▶ **Task to complete**
Check each line of the entries below for the string "this" and state how many lines have it, with no other text.
+ + +
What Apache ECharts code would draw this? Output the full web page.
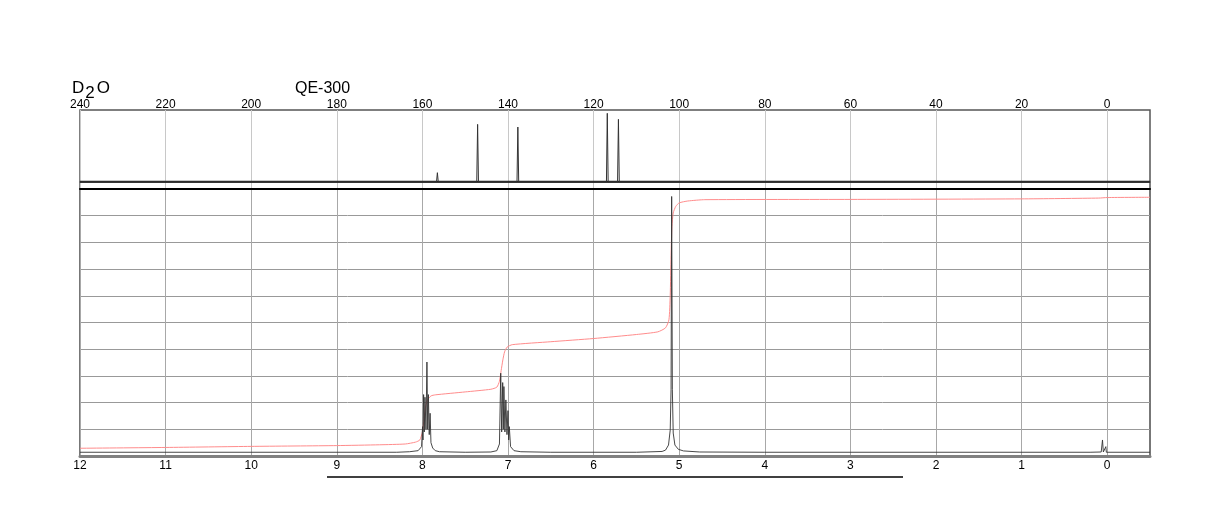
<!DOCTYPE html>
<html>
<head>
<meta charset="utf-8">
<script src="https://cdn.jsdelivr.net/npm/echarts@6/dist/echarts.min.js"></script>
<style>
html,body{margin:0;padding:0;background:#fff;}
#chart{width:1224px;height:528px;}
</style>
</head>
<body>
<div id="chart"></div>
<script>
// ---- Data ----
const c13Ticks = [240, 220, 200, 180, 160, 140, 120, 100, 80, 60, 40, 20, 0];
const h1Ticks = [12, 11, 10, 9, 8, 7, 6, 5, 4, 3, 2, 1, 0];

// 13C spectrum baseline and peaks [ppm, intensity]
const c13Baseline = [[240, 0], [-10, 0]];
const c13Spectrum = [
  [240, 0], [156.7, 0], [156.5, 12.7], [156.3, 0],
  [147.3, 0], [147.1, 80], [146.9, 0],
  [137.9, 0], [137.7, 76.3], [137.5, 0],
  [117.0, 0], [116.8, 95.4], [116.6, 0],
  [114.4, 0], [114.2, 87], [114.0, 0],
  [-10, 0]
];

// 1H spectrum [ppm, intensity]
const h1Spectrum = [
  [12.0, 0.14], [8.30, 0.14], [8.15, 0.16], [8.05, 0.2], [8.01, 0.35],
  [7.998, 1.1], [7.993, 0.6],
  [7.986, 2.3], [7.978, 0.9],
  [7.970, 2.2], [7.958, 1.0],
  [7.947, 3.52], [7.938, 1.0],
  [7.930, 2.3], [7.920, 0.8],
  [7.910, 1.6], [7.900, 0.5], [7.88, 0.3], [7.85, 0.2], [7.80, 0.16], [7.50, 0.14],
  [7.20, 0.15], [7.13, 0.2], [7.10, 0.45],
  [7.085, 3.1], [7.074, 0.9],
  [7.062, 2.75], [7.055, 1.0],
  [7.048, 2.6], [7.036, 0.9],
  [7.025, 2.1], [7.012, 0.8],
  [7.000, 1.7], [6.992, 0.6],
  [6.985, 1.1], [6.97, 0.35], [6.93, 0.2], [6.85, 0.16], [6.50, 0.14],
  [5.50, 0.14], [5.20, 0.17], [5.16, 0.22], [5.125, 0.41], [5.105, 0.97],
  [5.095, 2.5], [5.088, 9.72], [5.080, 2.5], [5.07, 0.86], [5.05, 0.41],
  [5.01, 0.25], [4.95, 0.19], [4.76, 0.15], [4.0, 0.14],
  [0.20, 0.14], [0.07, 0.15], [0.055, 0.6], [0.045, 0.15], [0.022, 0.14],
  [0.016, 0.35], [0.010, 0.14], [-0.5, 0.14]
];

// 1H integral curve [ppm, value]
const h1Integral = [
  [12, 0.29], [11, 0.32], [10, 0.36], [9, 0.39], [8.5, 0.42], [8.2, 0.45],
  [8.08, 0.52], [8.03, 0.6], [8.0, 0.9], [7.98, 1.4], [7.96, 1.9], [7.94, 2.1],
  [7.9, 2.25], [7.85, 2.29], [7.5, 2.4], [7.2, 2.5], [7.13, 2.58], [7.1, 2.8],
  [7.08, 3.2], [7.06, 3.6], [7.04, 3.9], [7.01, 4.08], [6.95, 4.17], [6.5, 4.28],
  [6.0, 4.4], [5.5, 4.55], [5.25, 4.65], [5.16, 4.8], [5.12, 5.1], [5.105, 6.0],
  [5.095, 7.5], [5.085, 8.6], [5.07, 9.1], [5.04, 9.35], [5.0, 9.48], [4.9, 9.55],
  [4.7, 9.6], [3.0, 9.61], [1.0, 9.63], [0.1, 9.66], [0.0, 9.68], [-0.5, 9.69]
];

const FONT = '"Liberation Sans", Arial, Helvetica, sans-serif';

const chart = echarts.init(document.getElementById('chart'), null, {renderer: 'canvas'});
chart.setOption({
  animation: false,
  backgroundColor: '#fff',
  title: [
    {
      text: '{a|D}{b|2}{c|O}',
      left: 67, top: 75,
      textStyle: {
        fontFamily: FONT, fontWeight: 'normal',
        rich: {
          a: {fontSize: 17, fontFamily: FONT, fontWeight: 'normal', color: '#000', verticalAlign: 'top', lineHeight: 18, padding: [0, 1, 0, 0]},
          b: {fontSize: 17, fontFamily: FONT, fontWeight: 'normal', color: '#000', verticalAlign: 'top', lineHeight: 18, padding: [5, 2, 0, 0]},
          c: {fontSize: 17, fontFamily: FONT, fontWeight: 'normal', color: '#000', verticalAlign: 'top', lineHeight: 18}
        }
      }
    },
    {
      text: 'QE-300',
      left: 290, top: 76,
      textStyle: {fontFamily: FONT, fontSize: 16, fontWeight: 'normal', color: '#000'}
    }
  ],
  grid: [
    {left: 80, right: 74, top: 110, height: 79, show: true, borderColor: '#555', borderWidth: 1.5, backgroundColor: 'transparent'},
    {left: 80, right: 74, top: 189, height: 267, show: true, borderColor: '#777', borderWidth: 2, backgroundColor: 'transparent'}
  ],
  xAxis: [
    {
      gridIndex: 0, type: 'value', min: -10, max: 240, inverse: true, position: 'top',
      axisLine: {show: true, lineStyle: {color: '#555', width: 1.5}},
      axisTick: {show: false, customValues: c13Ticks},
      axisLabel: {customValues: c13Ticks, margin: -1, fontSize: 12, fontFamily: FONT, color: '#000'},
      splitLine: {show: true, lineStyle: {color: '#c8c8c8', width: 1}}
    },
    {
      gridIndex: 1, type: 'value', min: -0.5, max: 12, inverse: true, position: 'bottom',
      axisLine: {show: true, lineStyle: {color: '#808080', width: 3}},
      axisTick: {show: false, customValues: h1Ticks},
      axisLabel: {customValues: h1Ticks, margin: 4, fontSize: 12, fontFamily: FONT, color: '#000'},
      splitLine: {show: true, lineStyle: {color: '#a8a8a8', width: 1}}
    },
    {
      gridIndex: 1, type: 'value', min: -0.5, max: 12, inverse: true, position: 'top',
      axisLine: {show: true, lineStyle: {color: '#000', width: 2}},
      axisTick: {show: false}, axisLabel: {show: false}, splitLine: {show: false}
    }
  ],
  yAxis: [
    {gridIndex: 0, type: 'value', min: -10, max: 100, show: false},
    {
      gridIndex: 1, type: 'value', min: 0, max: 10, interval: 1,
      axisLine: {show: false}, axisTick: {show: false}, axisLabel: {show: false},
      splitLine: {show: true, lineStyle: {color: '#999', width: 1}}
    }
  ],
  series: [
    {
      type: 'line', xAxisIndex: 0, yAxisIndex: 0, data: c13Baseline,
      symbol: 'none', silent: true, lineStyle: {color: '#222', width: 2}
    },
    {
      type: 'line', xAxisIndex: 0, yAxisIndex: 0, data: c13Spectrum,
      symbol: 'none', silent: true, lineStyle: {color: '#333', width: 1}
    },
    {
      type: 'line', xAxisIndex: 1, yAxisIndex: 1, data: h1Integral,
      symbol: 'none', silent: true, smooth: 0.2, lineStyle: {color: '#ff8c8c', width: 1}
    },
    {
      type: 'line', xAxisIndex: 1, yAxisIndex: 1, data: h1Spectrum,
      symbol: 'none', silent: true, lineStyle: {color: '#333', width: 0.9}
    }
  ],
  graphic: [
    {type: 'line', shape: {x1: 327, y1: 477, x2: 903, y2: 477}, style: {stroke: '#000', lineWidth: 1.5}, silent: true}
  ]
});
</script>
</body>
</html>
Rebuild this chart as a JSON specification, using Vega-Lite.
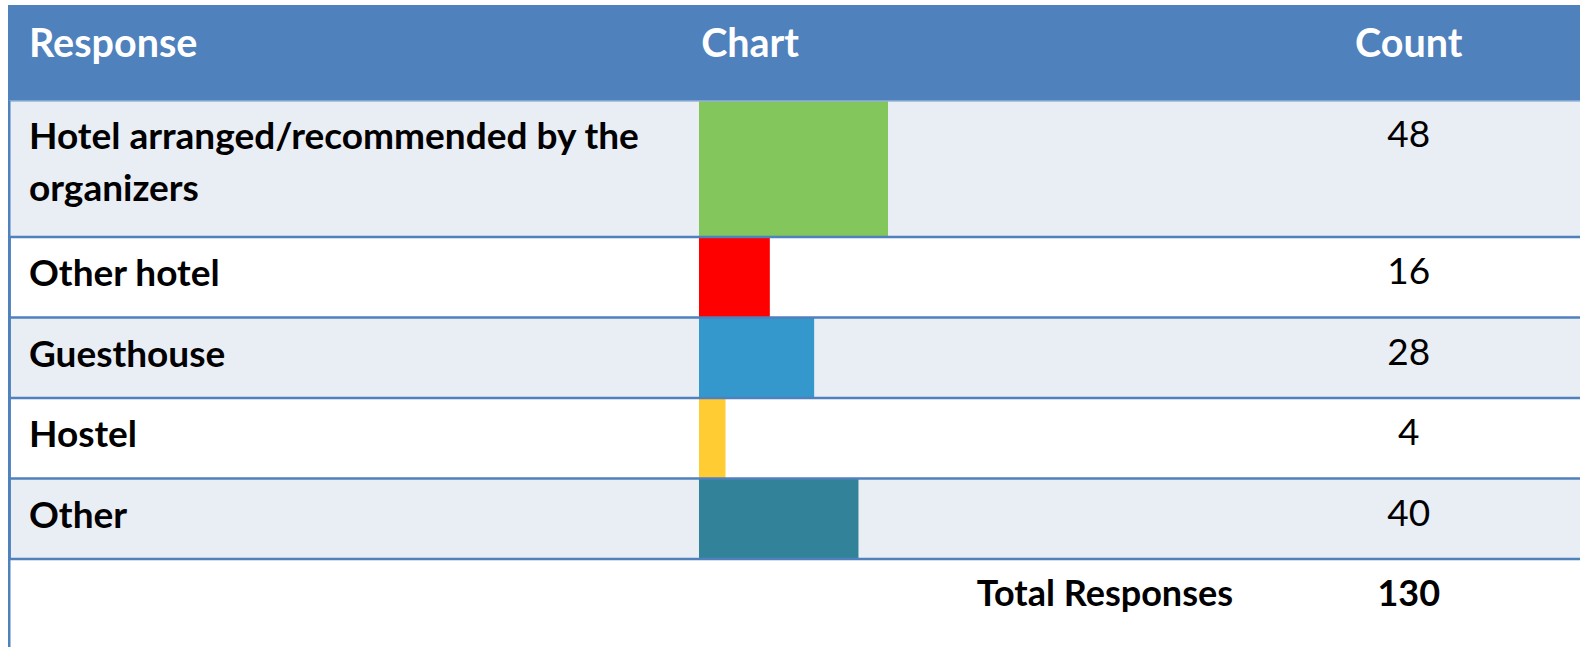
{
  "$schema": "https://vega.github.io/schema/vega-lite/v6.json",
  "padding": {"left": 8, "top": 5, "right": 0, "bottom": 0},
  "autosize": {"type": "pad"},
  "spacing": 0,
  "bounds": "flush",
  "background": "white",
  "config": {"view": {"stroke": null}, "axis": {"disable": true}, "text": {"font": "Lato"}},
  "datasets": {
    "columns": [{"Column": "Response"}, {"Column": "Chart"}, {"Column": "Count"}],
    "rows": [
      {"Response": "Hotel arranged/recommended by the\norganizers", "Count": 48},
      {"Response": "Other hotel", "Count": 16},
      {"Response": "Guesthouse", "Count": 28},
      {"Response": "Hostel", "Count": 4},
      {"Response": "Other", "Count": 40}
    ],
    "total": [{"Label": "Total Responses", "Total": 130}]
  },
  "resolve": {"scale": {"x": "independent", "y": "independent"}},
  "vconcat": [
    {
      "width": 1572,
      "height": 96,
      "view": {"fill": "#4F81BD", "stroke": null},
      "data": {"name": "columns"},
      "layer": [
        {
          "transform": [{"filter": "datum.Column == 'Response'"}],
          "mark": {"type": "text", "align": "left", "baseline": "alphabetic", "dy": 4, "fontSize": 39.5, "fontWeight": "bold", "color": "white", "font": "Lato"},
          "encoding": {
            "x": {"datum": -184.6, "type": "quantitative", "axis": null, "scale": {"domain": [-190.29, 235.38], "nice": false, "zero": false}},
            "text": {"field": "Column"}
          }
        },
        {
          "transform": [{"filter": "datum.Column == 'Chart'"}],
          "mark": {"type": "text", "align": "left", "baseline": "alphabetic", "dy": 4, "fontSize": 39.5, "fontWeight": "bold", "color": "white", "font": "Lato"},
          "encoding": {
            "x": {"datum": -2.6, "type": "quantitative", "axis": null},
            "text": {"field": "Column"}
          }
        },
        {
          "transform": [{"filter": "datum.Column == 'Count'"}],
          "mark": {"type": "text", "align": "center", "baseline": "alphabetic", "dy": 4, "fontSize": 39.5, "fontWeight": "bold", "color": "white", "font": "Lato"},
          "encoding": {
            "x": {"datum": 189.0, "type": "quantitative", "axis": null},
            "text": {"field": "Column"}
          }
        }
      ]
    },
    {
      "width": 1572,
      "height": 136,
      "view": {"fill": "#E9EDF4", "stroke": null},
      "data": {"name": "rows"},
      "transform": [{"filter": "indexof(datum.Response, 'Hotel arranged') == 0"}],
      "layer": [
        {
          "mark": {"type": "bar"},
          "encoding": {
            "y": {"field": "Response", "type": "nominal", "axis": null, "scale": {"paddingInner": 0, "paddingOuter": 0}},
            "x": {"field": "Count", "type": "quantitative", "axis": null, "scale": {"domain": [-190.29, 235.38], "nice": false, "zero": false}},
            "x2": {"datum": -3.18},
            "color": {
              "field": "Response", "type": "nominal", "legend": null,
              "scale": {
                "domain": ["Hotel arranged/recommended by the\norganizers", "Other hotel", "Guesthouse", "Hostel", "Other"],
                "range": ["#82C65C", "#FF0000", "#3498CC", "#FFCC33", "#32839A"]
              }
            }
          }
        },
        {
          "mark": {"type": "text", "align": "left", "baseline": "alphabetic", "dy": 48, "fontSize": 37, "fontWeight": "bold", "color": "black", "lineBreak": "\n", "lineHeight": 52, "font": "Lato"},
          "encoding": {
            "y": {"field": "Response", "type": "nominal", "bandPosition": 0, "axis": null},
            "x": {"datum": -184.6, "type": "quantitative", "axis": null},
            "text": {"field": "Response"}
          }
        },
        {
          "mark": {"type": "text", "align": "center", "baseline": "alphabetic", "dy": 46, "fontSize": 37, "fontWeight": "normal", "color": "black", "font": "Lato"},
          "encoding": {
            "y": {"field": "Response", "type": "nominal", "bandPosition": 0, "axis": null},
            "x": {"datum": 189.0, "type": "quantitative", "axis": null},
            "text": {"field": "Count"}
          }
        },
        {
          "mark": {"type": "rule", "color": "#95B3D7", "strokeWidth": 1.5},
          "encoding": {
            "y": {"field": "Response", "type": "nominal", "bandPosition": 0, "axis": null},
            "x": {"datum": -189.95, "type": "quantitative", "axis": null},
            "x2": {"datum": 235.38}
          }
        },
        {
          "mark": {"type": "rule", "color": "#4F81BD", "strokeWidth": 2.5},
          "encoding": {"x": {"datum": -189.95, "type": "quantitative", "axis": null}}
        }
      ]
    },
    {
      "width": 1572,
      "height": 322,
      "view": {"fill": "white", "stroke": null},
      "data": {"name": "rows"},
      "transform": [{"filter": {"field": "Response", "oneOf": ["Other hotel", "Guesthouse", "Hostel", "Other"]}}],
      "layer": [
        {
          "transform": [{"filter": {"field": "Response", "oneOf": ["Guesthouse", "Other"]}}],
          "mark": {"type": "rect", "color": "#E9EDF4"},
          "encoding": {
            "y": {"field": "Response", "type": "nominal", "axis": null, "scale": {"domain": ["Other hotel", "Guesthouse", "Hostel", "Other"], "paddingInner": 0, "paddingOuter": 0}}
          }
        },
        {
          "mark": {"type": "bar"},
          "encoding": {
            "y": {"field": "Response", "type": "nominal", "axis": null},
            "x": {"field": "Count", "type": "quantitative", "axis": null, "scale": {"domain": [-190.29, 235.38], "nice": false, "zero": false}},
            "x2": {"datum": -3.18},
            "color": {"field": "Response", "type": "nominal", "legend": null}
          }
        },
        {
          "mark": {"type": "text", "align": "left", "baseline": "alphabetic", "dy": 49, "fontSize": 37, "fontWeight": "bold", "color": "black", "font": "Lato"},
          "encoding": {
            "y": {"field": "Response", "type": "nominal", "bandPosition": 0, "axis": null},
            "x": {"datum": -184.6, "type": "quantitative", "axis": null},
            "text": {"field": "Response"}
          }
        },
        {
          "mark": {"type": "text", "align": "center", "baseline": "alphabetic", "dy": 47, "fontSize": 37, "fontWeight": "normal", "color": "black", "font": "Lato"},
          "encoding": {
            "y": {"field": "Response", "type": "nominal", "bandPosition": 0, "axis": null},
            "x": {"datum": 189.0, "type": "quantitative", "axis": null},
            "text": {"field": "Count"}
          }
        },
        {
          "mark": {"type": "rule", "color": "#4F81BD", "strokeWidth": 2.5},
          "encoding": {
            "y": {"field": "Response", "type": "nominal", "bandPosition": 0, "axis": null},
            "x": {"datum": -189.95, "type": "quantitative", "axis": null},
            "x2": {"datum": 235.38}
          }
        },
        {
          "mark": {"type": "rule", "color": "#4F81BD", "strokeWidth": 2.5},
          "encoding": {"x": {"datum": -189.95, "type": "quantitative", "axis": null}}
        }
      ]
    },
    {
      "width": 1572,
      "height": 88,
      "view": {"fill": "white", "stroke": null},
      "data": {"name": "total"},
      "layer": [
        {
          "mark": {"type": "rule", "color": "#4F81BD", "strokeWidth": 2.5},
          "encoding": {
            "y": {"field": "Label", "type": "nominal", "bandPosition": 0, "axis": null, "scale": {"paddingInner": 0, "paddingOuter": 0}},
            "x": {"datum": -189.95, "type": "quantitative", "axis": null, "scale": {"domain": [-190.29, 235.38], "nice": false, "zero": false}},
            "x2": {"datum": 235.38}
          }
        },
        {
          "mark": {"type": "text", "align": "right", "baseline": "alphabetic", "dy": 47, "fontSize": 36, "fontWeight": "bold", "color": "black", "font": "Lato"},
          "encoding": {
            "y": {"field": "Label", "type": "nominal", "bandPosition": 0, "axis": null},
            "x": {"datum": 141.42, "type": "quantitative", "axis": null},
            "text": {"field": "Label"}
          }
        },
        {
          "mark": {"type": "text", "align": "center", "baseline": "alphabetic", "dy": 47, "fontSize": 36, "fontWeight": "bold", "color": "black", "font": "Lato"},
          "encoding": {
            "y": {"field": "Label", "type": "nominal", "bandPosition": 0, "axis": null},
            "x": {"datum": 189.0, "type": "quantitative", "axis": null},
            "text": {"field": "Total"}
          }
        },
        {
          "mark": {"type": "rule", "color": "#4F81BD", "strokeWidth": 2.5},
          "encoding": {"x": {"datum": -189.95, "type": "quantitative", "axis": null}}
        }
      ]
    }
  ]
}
+ + +
▶ **Output of the task**
2